There I hastily negociated a one and a half hour camel ride for 300 Egyptian pounds, which included the entrance fee of £ 50. I rode the camel while Abdul the guide (why do almost all Egyptians seem to have the same name, I wonder ? Perhaps St. Abdul was the patron saint of lechers) rode a horse. The hassle began immediately. Abdul said he would be very nice to me if I would be nice to him (now, where have I heard that one before ?). First stop was the big Pyramid (Cheop's place I suppose) and we were in a hurry as it was closing for the day. I scrambled through the very hot and humid tunnel to the room in the centre and then out again as fast as I could, not wanting to have my toe seized by the bony fingers of a pharaonic ghost.

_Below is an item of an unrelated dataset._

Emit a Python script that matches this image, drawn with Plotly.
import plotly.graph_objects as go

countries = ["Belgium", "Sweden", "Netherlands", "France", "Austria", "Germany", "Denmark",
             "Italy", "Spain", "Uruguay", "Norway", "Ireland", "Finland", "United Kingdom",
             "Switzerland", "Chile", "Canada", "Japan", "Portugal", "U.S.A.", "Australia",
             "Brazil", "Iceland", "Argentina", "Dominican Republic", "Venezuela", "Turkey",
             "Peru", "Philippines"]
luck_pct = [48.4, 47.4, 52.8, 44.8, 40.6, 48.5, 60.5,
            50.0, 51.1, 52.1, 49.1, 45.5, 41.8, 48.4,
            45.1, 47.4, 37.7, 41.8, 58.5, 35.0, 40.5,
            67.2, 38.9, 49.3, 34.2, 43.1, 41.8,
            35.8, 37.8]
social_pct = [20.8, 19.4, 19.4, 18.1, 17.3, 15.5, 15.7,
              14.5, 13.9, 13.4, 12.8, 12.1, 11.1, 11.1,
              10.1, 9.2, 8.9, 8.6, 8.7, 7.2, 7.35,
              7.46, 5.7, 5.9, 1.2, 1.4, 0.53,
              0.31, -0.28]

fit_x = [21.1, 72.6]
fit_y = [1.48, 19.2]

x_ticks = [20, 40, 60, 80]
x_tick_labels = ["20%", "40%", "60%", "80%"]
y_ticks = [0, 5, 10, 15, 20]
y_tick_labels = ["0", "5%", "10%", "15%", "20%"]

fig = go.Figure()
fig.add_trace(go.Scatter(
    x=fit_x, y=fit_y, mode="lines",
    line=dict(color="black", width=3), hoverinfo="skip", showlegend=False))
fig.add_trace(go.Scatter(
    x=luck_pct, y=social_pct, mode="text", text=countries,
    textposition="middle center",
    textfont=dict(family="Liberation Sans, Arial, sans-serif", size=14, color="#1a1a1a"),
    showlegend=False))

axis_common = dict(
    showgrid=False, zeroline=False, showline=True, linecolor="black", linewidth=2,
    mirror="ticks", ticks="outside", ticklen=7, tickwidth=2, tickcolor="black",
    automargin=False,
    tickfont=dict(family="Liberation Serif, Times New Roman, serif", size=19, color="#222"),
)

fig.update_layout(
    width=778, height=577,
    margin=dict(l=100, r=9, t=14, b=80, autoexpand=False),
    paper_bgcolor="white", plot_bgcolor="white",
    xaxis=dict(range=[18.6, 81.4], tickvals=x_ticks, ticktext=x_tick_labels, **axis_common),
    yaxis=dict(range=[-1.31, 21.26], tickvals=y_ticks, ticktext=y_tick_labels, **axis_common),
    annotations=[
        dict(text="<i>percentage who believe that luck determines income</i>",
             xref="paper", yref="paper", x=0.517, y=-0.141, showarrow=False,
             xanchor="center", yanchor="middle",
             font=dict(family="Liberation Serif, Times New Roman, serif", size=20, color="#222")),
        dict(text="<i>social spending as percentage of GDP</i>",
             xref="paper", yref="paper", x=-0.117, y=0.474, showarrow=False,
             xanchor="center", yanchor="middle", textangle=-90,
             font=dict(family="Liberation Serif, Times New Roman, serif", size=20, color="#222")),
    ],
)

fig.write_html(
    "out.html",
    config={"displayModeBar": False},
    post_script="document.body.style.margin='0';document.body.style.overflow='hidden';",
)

Abdul tries to tamper with his tourist.

Back on the camel I ended up getting something else seized by the sticky fingers of a pharaonic guide... I was told that I was very beautiful and he suggested we ride off for a while together on his horse behind a saharan sand dune. . I managed to fend him off by appearing totally innocent and unable to understand what he was getting at. He eventually became worried that he'd gone too far and begged me not to tell anyone when we got back to the camel stable. I laughed and said it was ok. I had a sense of humour all the same and had heard it all before. I returned to the hotel, had dinner and went to bed as early as possible.

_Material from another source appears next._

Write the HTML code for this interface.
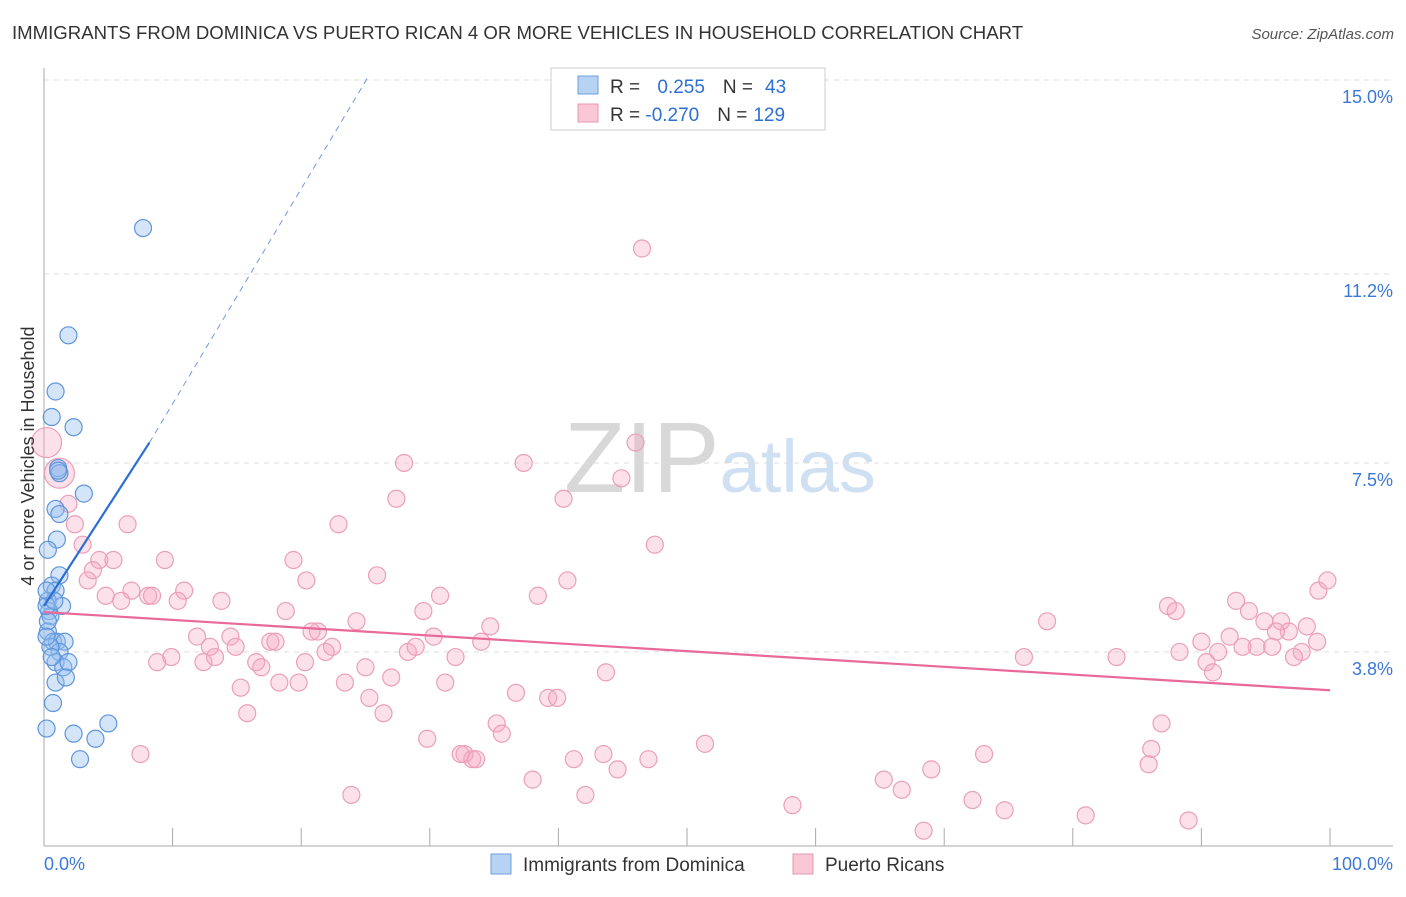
<!DOCTYPE html>
<html><head><meta charset="utf-8"><style>
body{margin:0;background:#fff;font-family:"Liberation Sans",sans-serif}
svg text{font-family:"Liberation Sans",sans-serif}
</style></head><body>
<svg id="chart" width="1406" height="892" xmlns="http://www.w3.org/2000/svg">
<text x="12" y="39" font-size="18.6" fill="#333">IMMIGRANTS FROM DOMINICA VS PUERTO RICAN 4 OR MORE VEHICLES IN HOUSEHOLD CORRELATION CHART</text>
<text x="1394" y="39" font-size="15" fill="#555" text-anchor="end" font-style="italic">Source: ZipAtlas.com</text>
<text x="720" y="492" font-size="100" text-anchor="middle" fill="#ddd" font-family="Liberation Serif"><tspan fill="#d8d8d8">ZIP</tspan><tspan fill="#cfe0f3" font-family="Liberation Sans" font-size="74">atlas</tspan></text>
<g id="grid"></g>
<g id="axes"></g>
<g id="pink"></g>
<g id="blue"></g>
<g id="trends"></g>
<text transform="translate(34,456) rotate(-90)" font-size="18" fill="#333" text-anchor="middle">4 or more Vehicles in Household</text>
<g>
<rect x="551" y="68" width="274" height="62" fill="#fff" stroke="#ccc"/>
<rect x="578" y="76" width="20" height="18" fill="#b7d2f3" stroke="#6fa0dc"/>
<rect x="578" y="104" width="20" height="18" fill="#f9c7d6" stroke="#e899b2"/>
<text x="610" y="93" font-size="19" fill="#333">R = <tspan fill="#2e6fd6" dx="12">0.255</tspan><tspan dx="18">N =</tspan><tspan fill="#2e6fd6" dx="12">43</tspan></text>
<text x="610" y="121" font-size="19" fill="#333">R = <tspan fill="#2e6fd6">-0.270</tspan><tspan dx="18">N =</tspan><tspan fill="#2e6fd6" dx="6">129</tspan></text>
</g>
<g>
<rect x="491" y="854" width="20" height="20" fill="#b7d2f3" stroke="#6fa0dc"/>
<text x="523" y="871" font-size="19" fill="#333">Immigrants from Dominica</text>
<rect x="793" y="854" width="20" height="20" fill="#f9c7d6" stroke="#e899b2"/>
<text x="825" y="871" font-size="19" fill="#333">Puerto Ricans</text>
</g>
</svg>
<script>
const yTicks=[15.0,11.2,7.5,3.8];
const yTickLabels=["15.0%","11.2%","7.5%","3.8%"];
const xLabels=["0.0%","100.0%"];
const blueX=[7.7,1.9,0.9,0.6,2.3,1.1,1.2,3.1,0.9,1.2,1.0,0.3,1.2,0.6,0.9,0.3,1.4,0.4,0.5,0.3,0.7,1.0,1.6,1.2,0.9,1.5,1.9,0.9,1.7,0.7,0.2,2.3,4.0,5.0,2.8,0.3,0.2,1.1,0.5,0.8,0.2,0.6,0.2];
const blueY=[12.1,10.0,8.9,8.4,8.2,7.4,7.3,6.9,6.6,6.5,6.0,5.8,5.3,5.1,5.0,4.8,4.7,4.6,4.5,4.2,4.0,4.0,4.0,3.8,3.6,3.5,3.6,3.2,3.3,2.8,2.3,2.2,2.1,2.4,1.7,4.4,4.7,7.35,3.9,4.8,5.0,3.7,4.1];
const pinkX=[46.5,0.2,1.2,1.9,2.4,3.0,6.5,28,37.3,46,27.4,40.4,44.9,22.9,47.5,4.3,5.4,3.8,3.4,9.4,19.4,20.4,25.9,40.7,6.8,10.9,4.8,6.0,8.1,8.4,10.4,13.8,30.8,38.4,99.1,99.8,87.4,88.0,92.7,93.7,18.8,29.5,34.7,24.3,21.3,20.8,11.9,14.5,12.9,14.9,17.6,18.0,22.4,21.9,28.3,28.9,30.3,34,32.0,78.0,90,92.2,94.9,96.2,96.8,95.8,98.2,99.0,94.3,93.2,95.5,97.8,97.2,91.3,88.3,90.4,90.9,83.4,76.2,8.8,9.9,12.4,13.3,16.5,16.9,20.3,25.0,27.0,23.4,15.3,18.3,19.8,31.2,36.7,39.2,39.9,43.7,25.3,26.4,15.8,35.2,35.6,29.8,7.5,32.7,33.3,32.4,33.6,41.2,43.5,44.6,47.0,51.4,73.1,86.9,86.1,85.9,69.0,65.3,66.7,23.9,38.0,42.1,58.2,72.2,74.7,81.0,89.0,68.4];
const pinkY=[11.7,7.9,7.3,6.7,6.3,5.9,6.3,7.5,7.5,7.9,6.8,6.8,7.2,6.3,5.9,5.6,5.6,5.4,5.2,5.6,5.6,5.2,5.3,5.2,5.0,5.0,4.9,4.8,4.9,4.9,4.8,4.8,4.9,4.9,5.0,5.2,4.7,4.6,4.8,4.6,4.6,4.6,4.3,4.4,4.2,4.2,4.1,4.1,3.9,3.9,4.0,4.0,3.9,3.8,3.8,3.9,4.1,4.0,3.7,4.4,4.0,4.1,4.4,4.4,4.2,4.2,4.3,4.0,3.9,3.9,3.9,3.8,3.7,3.8,3.8,3.6,3.4,3.7,3.7,3.6,3.7,3.6,3.7,3.6,3.5,3.6,3.5,3.3,3.2,3.1,3.2,3.2,3.2,3.0,2.9,2.9,3.4,2.9,2.6,2.6,2.4,2.2,2.1,1.8,1.8,1.7,1.8,1.7,1.7,1.8,1.5,1.7,2.0,1.8,2.4,1.9,1.6,1.5,1.3,1.1,1.0,1.3,1.0,0.8,0.9,0.7,0.6,0.5,0.3];
const X=v=>44+v*12.86, Y=v=>846-v*51.07;
const NS="http://www.w3.org/2000/svg";
function mk(tag,parent,attrs){const e=document.createElementNS(NS,tag);for(const k in attrs)e.setAttribute(k,attrs[k]);document.getElementById(parent).appendChild(e);return e;}
yTicks.forEach((t,i)=>{
 const l=mk('line','grid',{x1:44,x2:1393,y1:Y(t),y2:Y(t),stroke:'#ddd','stroke-dasharray':'5,5'});
 
 
 const tx=mk('text','axes',{x:1393,y:Y(t)+23,'font-size':18,fill:'#3b78d8','text-anchor':'end'});
 tx.textContent=yTickLabels[i];
 
 
});
mk('line','axes',{x1:44,x2:44,y1:68,y2:846,stroke:'#aaa'});
mk('line','axes',{x1:44,x2:1393,y1:846,y2:846,stroke:'#aaa'});
for(let i=0;i<=10;i++){const t=mk('line','axes',{x1:X(i*10),x2:X(i*10),y1:828,y2:846,stroke:'#aaa'});
 
 }
[[0,'start'],[100,'end']].forEach((p,i)=>{const tx=mk('text','axes',{x:i?1393:44,y:870,'font-size':18,fill:'#3b78d8','text-anchor':p[1]});tx.textContent=xLabels[i];
 
 });
pinkX.forEach((x,i)=>{const c=mk('circle','pink',{cx:X(x),cy:Y(pinkY[i]),r:(i===1||i===2)?15:8.5,fill:'rgba(246,170,195,0.35)',stroke:'#eb9fb8','stroke-width':1.2});
 
 });
blueX.forEach((x,i)=>{const c=mk('circle','blue',{cx:X(x),cy:Y(blueY[i]),r:8.5,fill:'rgba(150,190,240,0.4)',stroke:'#5e95db','stroke-width':1.2});
 
 });
let t1=mk('line','trends',{x1:X(8.2),y1:Y(7.9),x2:X(25.3),y2:Y(15.1),stroke:'#6d9be0','stroke-width':1,'stroke-dasharray':'6,5'});

let t2=mk('line','trends',{x1:X(0),y1:Y(4.7),x2:X(8.2),y2:Y(7.9),stroke:'#2b6fd6','stroke-width':2.2});

let t3=mk('line','trends',{x1:X(0),y1:Y(4.58),x2:X(100),y2:Y(3.05),stroke:'#e8699a','stroke-width':2.2});

</script>
</body></html>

Off to Luxor for the weekend !

The big advantage of Arab weekends is that they start on friday morning, unlike in the rest of the world when they start 24 hours later. That they also end 24 hours earlier is an unpleasant fact that I have chosen to ignore in a conscientious effort to live in harmony with the Christian and Moslem ways of life while visiting an Arab country. I had to wake up at the un-allahly hour of 03.30 to get to the airport on time for my flight to Luxor which departed at 06.30. It was the usual chaos with baggage porters trying desperately to grab my bags, and, presumably, whisk them away to sell to the highest bidder.
The flight was on a very large and comfortable Airbus which was completely full. At Luxor it was hot and sunny and I took the shuttlebus for £ 6 to the Movenpick Hotel on Crocodile Island. I unpacked in my room, X 03, which was situated in a grass hut in the middle of a sub-tropical garden on the banks of the Nile. First stop was the pool, which was very nice but a little chilly. It was a pool with large overflow with view over the Nile and the crocodiles cruising along at periscope depth waiting for some fool to go swimming. I then had lunch outside but it was very hot (37 degrees) under the parasols and the mixture of smoked salmon and chilled white wine, along with my lack of sleep, indicated a siesta.
I got up at 16.00 and went to see the concert by the Nile which was supposed to last until sunset. The concert turned out to be piped classical music at such a low volume that one could hardly hear it. However at least the birdsong was beautiful as the sun slipped below the escarpment the other side of the Nile and its rays left the sails of the feluccas to the encroaching darkness. Poetic stuff eh ???? And before anyone asks, no, I did NOT pinch that line from a travel brochure.